14 fevereiro 2011 18:48
14 fevereiro 2011 18:48
O dia de São Valentim, que hoje se celebra, é um dia de amor universal. De amor das floristas que nos querem impingir amores-perfeitos; de bem-querer dos restauradores que nos querem pespegar, entre outras delícias de "sexy-food", linguadinhos à Valentim; de afecto das ourivesarias que tencionam fazer palpitar um coração de ouro ou prata, bem pago, no peito da nossa cara-metade; dos comerciantes e dos centros comerciais que planearam aguçar-nos mais ainda, por amor à próxima, desfastios consumistas; de dilecção dos hoteleiros, sequiosos por nos fazerem transpirar de amor em quartos guardados por cupidos de celofane; e até da excitação das companhias aéreas que, também, nos querem obrigar, quase de borla, a trepidações extáticas numa capital romântica da Europa.
Valentim, em cinza há mais de 1700 anos, não desconfia nada destas promoções que levam o seu nome de santo. Valentim é, dos três canonizados da Igreja com o mesmo nome, o mais notório. No ano de 271 perdeu, mesmo, a cabeça. O imperador romano Cláudio II mandou decapitá-lo. O martírio aconteceu a 14 de Fevereiro. Valentim teimara em celebrar casamentos, em segredo, desafiando a proibição do imperador carente de solteirões para a guerra.
Engaiolado, Valentim recebeu a filha do carcereiro, a bela Asterias. Asterias não via nada. Era invisual. Apaixonou-se por Valentim. Daqui a sabedora constatação, para o fim dos tempos, de que o amor continua cego depois de o ser.
Valentim devolveu a visão a Asterias. O milagre deu-se. Mas, como não há milagres perfeitos, Valentim ficou cego de amor por Asterias. Na situação de clausura em que se encontrava Valentim, não teve possibilidade de estimular, na sua apaixonada, uns gritinhos astéricos, próprios de amor carnal pecaminoso, mas impróprios de bispo. Umas simples cartinhas platónicas devem ter ajudado à glorificação do santo.
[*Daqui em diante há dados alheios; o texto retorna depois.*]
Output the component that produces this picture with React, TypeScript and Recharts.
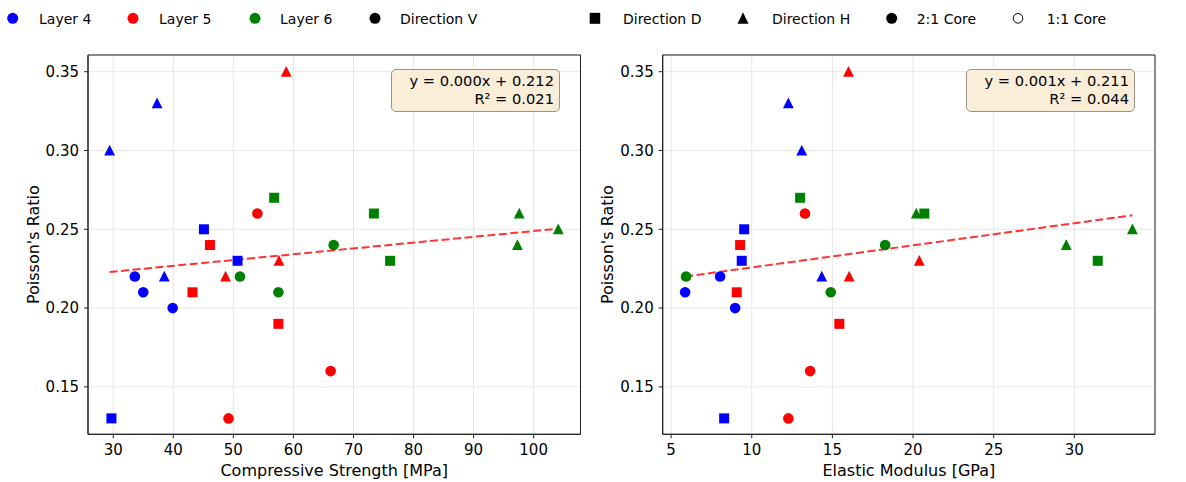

Até há uma dúzia de anos ninguém, em Portugal, se lembrava de São Valentim. Nos países anglo-saxónicos havia uma tradição, não muito antiga, de evocar o patrono dos namorados, enviando cartas e presentes às vítimas amorosas mais benquistas. É claro que, parafraseando o nosso sempre ostensivamente apaixonado presidente da República, não há presentes de borla. E neste dia, nos Estados Unidos ou na Grã-Bretanha, o negócio do presente nunca deixa de estar presente. Em Portugal a santa mercancia vai ganhando adeptos.Nunca vi, como este ano, tanto amor na sociedade portuguesa. Não há estabelecimento comercial em todo o país que não ostente enormes e rúbidos corações, acenando ao amor. O amor à compra de qualquer artefacto para ofertar. O amor de conveniência.
É um dia de salvação nacional. Não há empresário angustiado que não pense que o dia de São Valentim não deixará de salvá-lo de caixas de miséria, de salários em atraso, de bancarrota iminente. O santo, supõe-se, que interceda para serenar agonias prenunciadas.
Não acredito no sucesso destas diligências. Valentim, tantos séculos depois, continua um sacrossanto empedernido. Este ano, ainda por cima, o calendário não ajuda. O Dia dos Namorados tomba numa Segunda-feira. O Senhor, como vem nas escrituras, destinou-nos o início de semana para curar as beatíficas ressacas de fins-de-semana excessivos.Eu, por mim, ficarei a meditar no exemplo de Valentim. Tentarei permanecer insensível ao declarado amor do empresário próximo. Tentarei não apadrinhar conúbios inférteis e potencialmente perigosos para a existência. Darei tudo por tudo para não perder a cabeça. Ficarei em casa.